The Human Rights Foundation has told the Intelligence and Security Committee that it has major concerns regarding aspects of the Government Communications Security Bureau and Related Legislation Amendment Bill 2013. Under the bill the GCSB will be entitled to keep under surveillance NZ citizens and permanent residents in certain circumstances that are not permitted at present.
This represents yet another extension of State Surveillance, something which, in the Foundation’s view, requires a compelling justification. Surveillance is not only potentially highly-intrusive of the privacy of individuals. It also may have a chilling effect on their exercise of other fundamental rights and freedoms, for example, the rights to freedom of expression, peaceful assembly, and association.
These rights are recognised both under international human rights law, in particular the UN International Covenant on Civil and Political Rights 1966, which the NZ government ratified in 1978; and in the NZ Bill of Rights Act 1990.
Other concerns with the bill include –
- the change in the GCSB’s ‘objective’ from a clear focus on ‘foreign intelligence’ to a much broader ‘intelligence’ role, something which appears to convert the Bureau into a hybrid version of the already-existing primary domestic intelligence agency, the NZSIS
- the significant extension to the GCSB’s functions (new sections 8A-8C)
- the potential for the GCSB to collect what is known as ‘metadata’ relating to NZ citizens and permanent residents
- the omission of any requirement for there to be detailed annual reporting on the number of times the GCSB ‘co-operates’ with any other agency
- the limiting of the basic premise underpinning the GCSB’s operations, as contained in section 14 of the 2003 Act belatedly placing the agency on a statutory basis, that it is not entitled to spy on New Zealand citizens and permanent residents.
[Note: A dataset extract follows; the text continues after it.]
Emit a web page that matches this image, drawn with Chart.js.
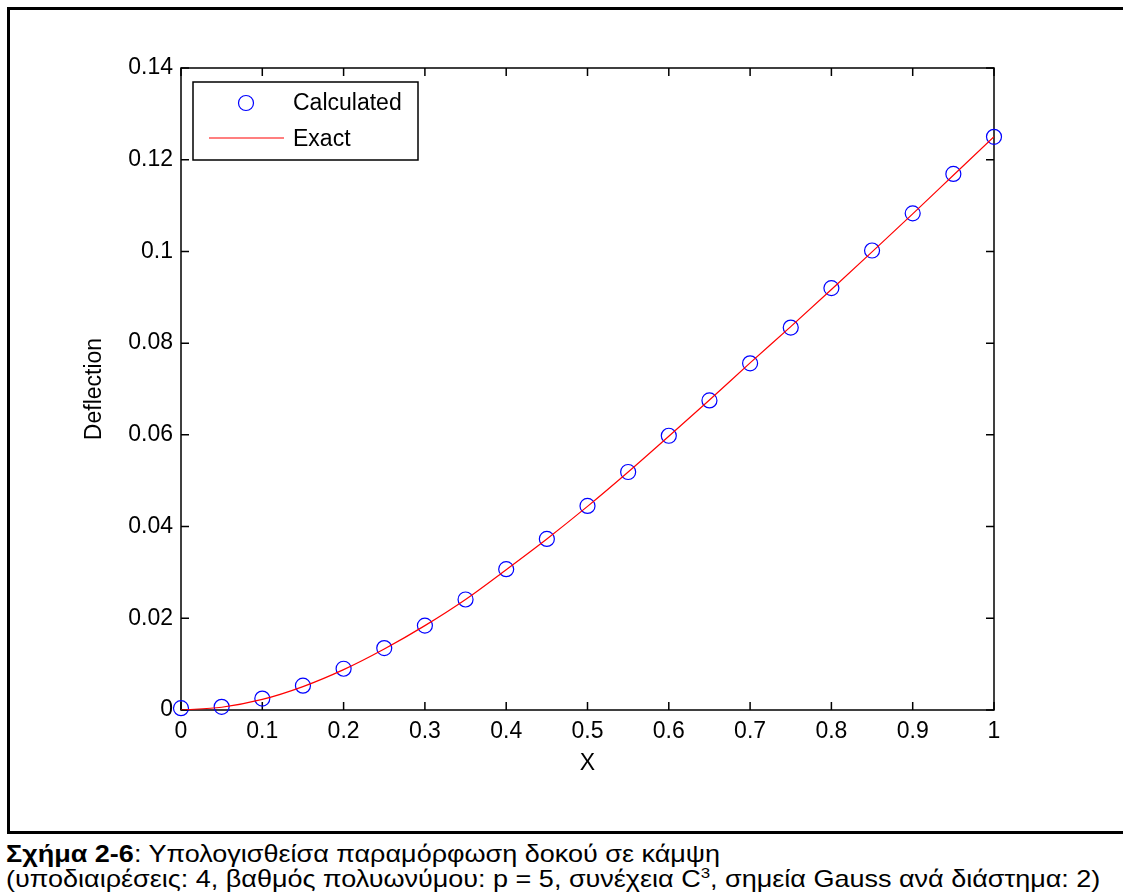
<!DOCTYPE html>
<html>
<head>
<meta charset="utf-8">
<script src="https://cdn.jsdelivr.net/npm/chart.js@4.4.1/dist/chart.umd.min.js"></script>
<style>
  html, body { margin: 0; background: #fff; width: 1123px; height: 893px; overflow: hidden; }
  body { position: relative; }
  .linea { position: absolute; background: #000; }
  #lTop { left: 7px; top: 7px; width: 1116px; height: 3px; }
  #lIzq { left: 7px; top: 7px; width: 3px; height: 827px; }
  #lBot { left: 7px; top: 831px; width: 1116px; height: 3px; }
  #wrap { position: absolute; left: 0; top: 0; width: 1123px; height: 833px; }
  #caption { position: absolute; left: 6px; top: 841px; font-family: Arial, "Liberation Sans", sans-serif; font-size: 24px; line-height: 25px; color: #000; white-space: nowrap; transform: scaleX(1.125); transform-origin: 0 0; }
  #caption sup { font-size: 15px; line-height: 0; vertical-align: 9px; }
</style>
</head>
<body>
<div class="linea" id="lTop"></div>
<div class="linea" id="lIzq"></div>
<div class="linea" id="lBot"></div>
<div id="wrap"><canvas id="grafico"></canvas></div>
<div id="caption"><b>Σχήμα 2-6</b>: Υπολογισθείσα παραμόρφωση δοκού σε κάμψη<br>(υποδιαιρέσεις: 4, βαθμός πολυωνύμου: p = 5, συνέχεια C<sup>3</sup>, σημεία Gauss ανά διάστημα: 2)</div>
<script>
// datos
const xValores = [0, 0.05, 0.1, 0.15, 0.2, 0.25, 0.3, 0.35, 0.4, 0.45, 0.5,
  0.55, 0.6, 0.65, 0.7, 0.75, 0.8, 0.85, 0.9, 0.95, 1];
const yCalculado = [0.0004, 0.0007, 0.0025, 0.0053, 0.0090, 0.0135, 0.0184, 0.0241, 0.0307, 0.0373, 0.0445,
  0.0519, 0.0598, 0.0675, 0.0756, 0.0834, 0.0920, 0.1002, 0.1083, 0.1169, 0.1250];
const yExacto = [0, 0.0006, 0.0023, 0.0051, 0.0088, 0.0133, 0.0184, 0.0241, 0.0306, 0.0373, 0.0444,
  0.0519, 0.0597, 0.0676, 0.0757, 0.0836, 0.0917, 0.0999, 0.1082, 0.1166, 0.1250];
const xTicks = [0, 0.1, 0.2, 0.3, 0.4, 0.5, 0.6, 0.7, 0.8, 0.9, 1];
const yTicks = [0, 0.02, 0.04, 0.06, 0.08, 0.1, 0.12, 0.14];
const etiquetas = ["Calculated", "Exact"];

const fuente = 'Arial, "Liberation Sans", sans-serif';

function fmt(v) {
  return String(+v.toFixed(2));
}

// ejes estilo matlab (caja + ticks hacia adentro)
const ejesMatlab = {
  id: "ejesMatlab",
  beforeDatasetsDraw(chart) {
    const { ctx, chartArea: a, scales } = chart;
    ctx.save();
    ctx.strokeStyle = "#000";
    ctx.lineWidth = 1.5;
    ctx.strokeRect(a.left, a.top, a.right - a.left, a.bottom - a.top);
    ctx.beginPath();
    xTicks.forEach((t) => {
      const px = scales.x.getPixelForValue(t);
      ctx.moveTo(px, a.bottom);
      ctx.lineTo(px, a.bottom - 8);
      ctx.moveTo(px, a.top);
      ctx.lineTo(px, a.top + 8);
    });
    yTicks.forEach((t) => {
      const py = scales.y.getPixelForValue(t);
      ctx.moveTo(a.left, py);
      ctx.lineTo(a.left + 8, py);
      ctx.moveTo(a.right, py);
      ctx.lineTo(a.right - 8, py);
    });
    ctx.stroke();
    ctx.restore();
  },
  afterDraw(chart) {
    const { ctx, chartArea: a } = chart;
    const bx = a.left + 12, by = a.top + 14;
    ctx.save();
    ctx.fillStyle = "#fff";
    ctx.fillRect(bx, by, 225, 78);
    ctx.strokeStyle = "#000";
    ctx.lineWidth = 1.5;
    ctx.strokeRect(bx, by, 225, 78);

    const dsCalc = chart.data.datasets[0];
    const dsExacto = chart.data.datasets[1];
    // marcador
    ctx.beginPath();
    ctx.arc(bx + 53, by + 21, dsCalc.pointRadius, 0, Math.PI * 2);
    ctx.strokeStyle = dsCalc.borderColor;
    ctx.lineWidth = dsCalc.borderWidth;
    ctx.stroke();
    // linea
    ctx.beginPath();
    ctx.moveTo(bx + 16, by + 56);
    ctx.lineTo(bx + 91, by + 56);
    ctx.strokeStyle = dsExacto.borderColor;
    ctx.lineWidth = dsExacto.borderWidth;
    ctx.stroke();

    ctx.fillStyle = "#000";
    ctx.font = "23px " + fuente;
    ctx.textBaseline = "middle";
    ctx.textAlign = "left";
    ctx.fillText(dsCalc.label, bx + 100, by + 22);
    ctx.fillText(dsExacto.label, bx + 100, by + 58);
    ctx.restore();
  },
};

new Chart(document.getElementById("grafico"), {
  type: "scatter",
  data: {
    datasets: [
      {
        label: etiquetas[0],
        data: xValores.map((x, i) => ({ x: x, y: yCalculado[i] })),
        showLine: false,
        pointStyle: "circle",
        pointRadius: 7.5,
        pointBackgroundColor: "rgba(0,0,0,0)",
        borderColor: "#0000ff",
        borderWidth: 1.2,
        clip: false,
        order: 2,
      },
      {
        label: etiquetas[1],
        data: xValores.map((x, i) => ({ x: x, y: yExacto[i] })),
        showLine: true,
        pointRadius: 0,
        borderColor: "#ff0000",
        borderWidth: 1.2,
        cubicInterpolationMode: "monotone",
        order: 1,
      },
    ],
  },
  options: {
    responsive: true,
    maintainAspectRatio: false,
    animation: false,
    layout: { padding: { top: 68, right: 129, bottom: 43, left: 0 } },
    plugins: { legend: { display: false }, tooltip: { enabled: false } },
    scales: {
      x: {
        type: "linear",
        min: 0,
        max: 1,
        afterBuildTicks: (s) => { s.ticks = xTicks.map((v) => ({ value: v })); },
        ticks: {
          autoSkip: false,
          maxRotation: 0,
          padding: 8,
          color: "#000",
          font: { family: fuente, size: 23 },
          callback: (v) => fmt(v),
        },
        grid: { display: false, drawTicks: false },
        border: { display: false },
        title: {
          display: true,
          text: "X",
          color: "#000",
          font: { family: fuente, size: 23 },
          padding: { top: 0, bottom: 13 },
        },
        afterFit: (s) => {
          s.height = 80;
          s.paddingLeft = 0;
          s.paddingRight = 0;
        },
      },
      y: {
        type: "linear",
        min: 0,
        max: 0.14,
        afterBuildTicks: (s) => { s.ticks = yTicks.map((v) => ({ value: v })); },
        ticks: {
          autoSkip: false,
          padding: 8,
          color: "#000",
          font: { family: fuente, size: 23 },
          callback: (v) => fmt(v),
        },
        grid: { display: false, drawTicks: false },
        border: { display: false },
        title: {
          display: true,
          text: "Deflection",
          color: "#000",
          font: { family: fuente, size: 23 },
          padding: { top: 81, bottom: 0 },
        },
        afterFit: (s) => {
          s.width = 181;
          s.paddingTop = 0;
          s.paddingBottom = 0;
        },
      },
    },
  },
  plugins: [ejesMatlab],
});
</script>
</body>
</html>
This is now to apply only to the GCSB’s ‘foreign intelligence’ function.
In our view, omissions in the bill include –
- the absence of additional safeguards when foreign intelligence agencies are involved
- the absence of any power for the Privacy Commissioner to conduct ‘unscheduled audits’ of how the GCSB’s new policy on personal information is operating
- the fact that the Inspector-General of Intelligence and Security (and the new Deputy I-G IS) are not to be given the status of officers of parliament (cf, the Auditor-General; the Parliamentary Commissioner for the Environment)
- the absence of adequate changes to the role and powers of the Intelligence and Security Committee so that it can play an effective role as the principal form of parliamentary oversight of the GCSB’s activities.